So after a few weeks of Data Management and Analytics class and having been working on with R, I have attended to the DBS Analytics Society meeting on 22nd of October.
Thanks to Darren, we had some pastries for breakfast, eating them while drinking a double shot coffee woke me up on a Saturday morning.
Darren prepared us four different quizzes although I could have finished only two of them in 2 hours, it was a very helpful meeting to practice R with different data sets.
First quiz was about basic R commands and how to use them. It was relatively easier than the second quiz. I have uploaded my code to my Github account with the questions. I got one mistake in my first trial as first question was asking for sum of the output where I gave the output as the answer.
Second quiz was more challenging. It was analyzing the baby names in US. We had two different data sets, first data set Baby Names US 1900 and second data set US Baby Names 2000. First a few questions were about reading the data into R and then calculating how many babies were born in a given year and then 10 most popular names by year and gender. The most difficult question for me was 12th question. We have been asked to find out top 10 changed male baby names. Here is my code to solve the question with a bit help from Darren.
#Which are the 10 most changed male baby names?
names(pop1900)  <- paste('n1900')
names(pop2000)  <- paste('n2000')
merged_data = merge(pop1900, pop2000, by =c('Name', 'Sex'), all=TRUE)
merged_data$n1900[is.na(merged_data$n1900)] = 0
merged_data$n2000[is.na(merged_data$n2000)] = 0
merged_data$diff = abs(merged_data$n1900-merged_data$n2000)
ordered_diff = merged_data[order(-merged_data$diff, merged_data$Name),]
ordered_diff_male <- subset(ordered_diff, ordered_diff$Sex == 'M')
I have changed the third column names to n1900 and n2000 before merging the data so that I wouldn’t have two columns with same name. After that I have merged both data sets and changed NA values to “0”. To find the change for a name between 1900 – 2000 I have subtracted number of births in 2000 from number of births in 1900. To prevent any negative values I have also used abs function so that I can have absolute values of each difference.

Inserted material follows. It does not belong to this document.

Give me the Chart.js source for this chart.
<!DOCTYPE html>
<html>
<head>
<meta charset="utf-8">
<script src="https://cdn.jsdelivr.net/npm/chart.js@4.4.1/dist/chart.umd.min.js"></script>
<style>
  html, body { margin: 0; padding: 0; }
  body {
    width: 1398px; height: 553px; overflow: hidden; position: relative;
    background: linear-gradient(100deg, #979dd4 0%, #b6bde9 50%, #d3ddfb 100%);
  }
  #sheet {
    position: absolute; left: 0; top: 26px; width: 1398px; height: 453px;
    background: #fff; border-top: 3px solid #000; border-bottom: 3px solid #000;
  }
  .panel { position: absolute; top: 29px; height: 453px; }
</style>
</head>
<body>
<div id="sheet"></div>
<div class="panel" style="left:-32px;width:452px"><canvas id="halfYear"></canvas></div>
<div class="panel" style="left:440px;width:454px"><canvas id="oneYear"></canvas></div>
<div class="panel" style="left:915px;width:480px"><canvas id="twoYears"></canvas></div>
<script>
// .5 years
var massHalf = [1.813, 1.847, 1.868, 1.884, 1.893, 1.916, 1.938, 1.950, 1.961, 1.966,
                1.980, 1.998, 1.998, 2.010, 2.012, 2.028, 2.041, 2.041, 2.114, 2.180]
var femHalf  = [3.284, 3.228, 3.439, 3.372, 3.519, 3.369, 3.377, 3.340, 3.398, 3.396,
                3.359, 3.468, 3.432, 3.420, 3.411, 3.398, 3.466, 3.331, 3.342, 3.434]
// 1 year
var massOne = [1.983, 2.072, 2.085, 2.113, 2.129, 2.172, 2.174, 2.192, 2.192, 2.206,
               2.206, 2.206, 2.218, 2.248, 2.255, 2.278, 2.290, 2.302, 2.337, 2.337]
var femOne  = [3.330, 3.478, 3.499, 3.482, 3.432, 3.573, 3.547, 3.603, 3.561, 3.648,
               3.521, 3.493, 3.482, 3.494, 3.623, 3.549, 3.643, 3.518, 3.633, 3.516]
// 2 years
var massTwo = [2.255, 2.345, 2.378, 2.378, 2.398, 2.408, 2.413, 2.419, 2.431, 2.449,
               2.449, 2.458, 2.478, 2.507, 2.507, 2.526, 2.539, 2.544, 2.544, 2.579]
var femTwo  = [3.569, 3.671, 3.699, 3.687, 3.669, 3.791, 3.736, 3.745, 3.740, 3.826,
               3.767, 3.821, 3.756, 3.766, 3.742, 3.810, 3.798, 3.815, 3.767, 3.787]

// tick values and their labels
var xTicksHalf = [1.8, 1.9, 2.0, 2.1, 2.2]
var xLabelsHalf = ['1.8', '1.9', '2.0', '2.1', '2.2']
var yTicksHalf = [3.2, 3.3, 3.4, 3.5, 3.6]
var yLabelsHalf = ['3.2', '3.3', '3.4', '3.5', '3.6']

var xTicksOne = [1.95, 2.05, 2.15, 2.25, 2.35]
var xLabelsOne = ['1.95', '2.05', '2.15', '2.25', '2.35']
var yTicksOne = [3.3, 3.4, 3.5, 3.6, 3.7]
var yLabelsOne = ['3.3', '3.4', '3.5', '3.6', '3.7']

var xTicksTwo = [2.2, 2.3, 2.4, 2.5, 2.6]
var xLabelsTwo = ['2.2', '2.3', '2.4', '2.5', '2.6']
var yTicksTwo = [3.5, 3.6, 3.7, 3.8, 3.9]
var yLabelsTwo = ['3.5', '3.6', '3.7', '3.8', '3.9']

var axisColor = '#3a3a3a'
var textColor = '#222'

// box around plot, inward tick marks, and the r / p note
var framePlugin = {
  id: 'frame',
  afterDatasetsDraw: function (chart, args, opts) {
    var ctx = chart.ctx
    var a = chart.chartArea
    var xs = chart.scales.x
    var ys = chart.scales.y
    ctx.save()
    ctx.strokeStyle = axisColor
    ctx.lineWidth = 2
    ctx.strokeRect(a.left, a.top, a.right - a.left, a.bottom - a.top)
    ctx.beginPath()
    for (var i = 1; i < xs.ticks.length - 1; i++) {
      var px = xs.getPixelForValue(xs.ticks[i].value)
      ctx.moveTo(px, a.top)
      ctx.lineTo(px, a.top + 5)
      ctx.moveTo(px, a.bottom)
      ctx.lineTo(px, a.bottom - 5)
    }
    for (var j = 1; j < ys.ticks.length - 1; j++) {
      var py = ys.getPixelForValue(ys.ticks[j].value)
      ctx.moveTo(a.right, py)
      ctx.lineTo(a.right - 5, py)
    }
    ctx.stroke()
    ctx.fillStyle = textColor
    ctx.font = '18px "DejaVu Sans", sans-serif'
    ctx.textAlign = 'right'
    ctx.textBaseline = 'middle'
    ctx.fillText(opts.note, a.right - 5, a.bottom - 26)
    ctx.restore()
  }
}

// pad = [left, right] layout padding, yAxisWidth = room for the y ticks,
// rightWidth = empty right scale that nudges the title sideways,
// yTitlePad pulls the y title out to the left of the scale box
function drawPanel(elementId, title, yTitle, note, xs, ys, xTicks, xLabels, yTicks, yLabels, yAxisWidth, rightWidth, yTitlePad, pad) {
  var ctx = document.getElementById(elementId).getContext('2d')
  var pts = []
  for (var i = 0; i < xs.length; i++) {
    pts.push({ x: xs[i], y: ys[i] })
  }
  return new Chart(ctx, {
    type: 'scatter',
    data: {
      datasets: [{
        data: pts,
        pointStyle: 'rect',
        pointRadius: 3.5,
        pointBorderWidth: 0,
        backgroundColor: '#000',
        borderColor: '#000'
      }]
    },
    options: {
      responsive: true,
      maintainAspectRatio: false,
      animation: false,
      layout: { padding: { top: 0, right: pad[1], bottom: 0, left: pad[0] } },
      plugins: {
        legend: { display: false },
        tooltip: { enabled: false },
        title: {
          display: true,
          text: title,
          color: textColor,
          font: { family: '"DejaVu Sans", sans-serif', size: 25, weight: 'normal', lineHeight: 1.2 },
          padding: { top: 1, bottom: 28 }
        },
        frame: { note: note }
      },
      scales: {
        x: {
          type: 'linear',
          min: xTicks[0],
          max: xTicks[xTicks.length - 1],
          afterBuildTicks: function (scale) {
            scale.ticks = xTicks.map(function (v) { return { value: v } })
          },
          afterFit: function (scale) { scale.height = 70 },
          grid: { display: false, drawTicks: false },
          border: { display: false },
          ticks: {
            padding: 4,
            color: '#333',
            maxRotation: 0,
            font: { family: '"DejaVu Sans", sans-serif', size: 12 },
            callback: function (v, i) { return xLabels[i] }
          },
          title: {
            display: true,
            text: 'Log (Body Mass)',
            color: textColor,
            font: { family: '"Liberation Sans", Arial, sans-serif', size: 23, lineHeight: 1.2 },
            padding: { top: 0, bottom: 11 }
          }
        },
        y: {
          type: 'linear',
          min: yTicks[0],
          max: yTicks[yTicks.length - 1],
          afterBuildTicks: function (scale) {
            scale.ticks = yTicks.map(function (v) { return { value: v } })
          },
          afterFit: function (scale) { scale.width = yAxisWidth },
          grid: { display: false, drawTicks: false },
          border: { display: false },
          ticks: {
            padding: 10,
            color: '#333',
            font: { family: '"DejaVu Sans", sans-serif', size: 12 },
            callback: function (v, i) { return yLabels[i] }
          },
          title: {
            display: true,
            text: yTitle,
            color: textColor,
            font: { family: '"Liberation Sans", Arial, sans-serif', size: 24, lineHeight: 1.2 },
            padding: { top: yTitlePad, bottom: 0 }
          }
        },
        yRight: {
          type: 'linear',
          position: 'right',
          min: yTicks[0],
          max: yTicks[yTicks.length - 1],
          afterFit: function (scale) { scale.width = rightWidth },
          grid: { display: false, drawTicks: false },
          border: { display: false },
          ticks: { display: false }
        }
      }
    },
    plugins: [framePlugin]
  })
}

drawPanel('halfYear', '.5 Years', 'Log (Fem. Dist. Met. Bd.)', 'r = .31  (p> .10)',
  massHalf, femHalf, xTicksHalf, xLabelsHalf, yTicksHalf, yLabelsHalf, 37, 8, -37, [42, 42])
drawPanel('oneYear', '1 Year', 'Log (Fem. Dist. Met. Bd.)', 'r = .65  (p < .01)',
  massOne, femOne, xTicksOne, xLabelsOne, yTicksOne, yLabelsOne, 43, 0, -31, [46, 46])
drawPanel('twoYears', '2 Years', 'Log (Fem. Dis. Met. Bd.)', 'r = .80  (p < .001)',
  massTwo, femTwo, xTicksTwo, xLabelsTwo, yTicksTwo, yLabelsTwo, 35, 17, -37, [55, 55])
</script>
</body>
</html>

After that I have ordered the data and then created a new variable where I created a subset with difference in Male names. Here are the top 10 changed Male names between 1900 and 2000:
“Jacob, Michael, Matthew, Joshua, Christopher, Nicholas, Andrew, Daniel, Tyler, Brandon”
Next question was to get the same for Females and here are the top 10 changed Female names between 1900 and 2000:
“Emily, Hannah, Madison, Ashley, Alexis, Samantha, Jessica, Sarah, Taylor, Lauren”

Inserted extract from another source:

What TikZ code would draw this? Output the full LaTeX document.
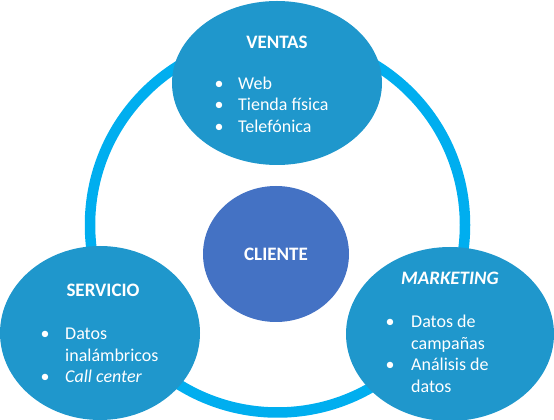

Do you think it is a coincidence that AshleyMadison.com, the biggest affair website, are using 2 of the top 4 most changed female baby names between 1900 and 2000? I don’t know, but let’s find out.
#How Many Ashley and Madison's there were 1900 and 2000?
> Ashley1900 <- subset(pop1900, pop1900$Name == 'Ashley')
Name Sex n1900
3550 Ashley M 5
> Ashley2000 <- subset(pop2000, pop2000$Name == 'Ashley')
Name Sex n2000
4 Ashley F 17993
19136 Ashley M 82
> Madison1900 <- subset(pop1900, pop1900$Name == 'Madison')
Name Sex n1900
2840 Madison M 17
> Madison2000 <- subset(pop2000, pop2000$Name == 'Madison')
Name Sex n2000
3 Madison F 19966
18694 Madison M 138
There were no Female babies named Ashley or Madison back in 1900 while there were 17,993 Ashley and 19,966 Madison in 2000. So, do you think Darren Morgenstern had checked any data while he was choosing the name AshleyMadison.com back in 2001 while he was establishing the platform?
Also, here are two graphs that compares names between 1900 and 2000 for each gender.
Although I have done only two of the four quizzes yet, I am planning to finish the rest. I will post my challenges to the blog when I finish them.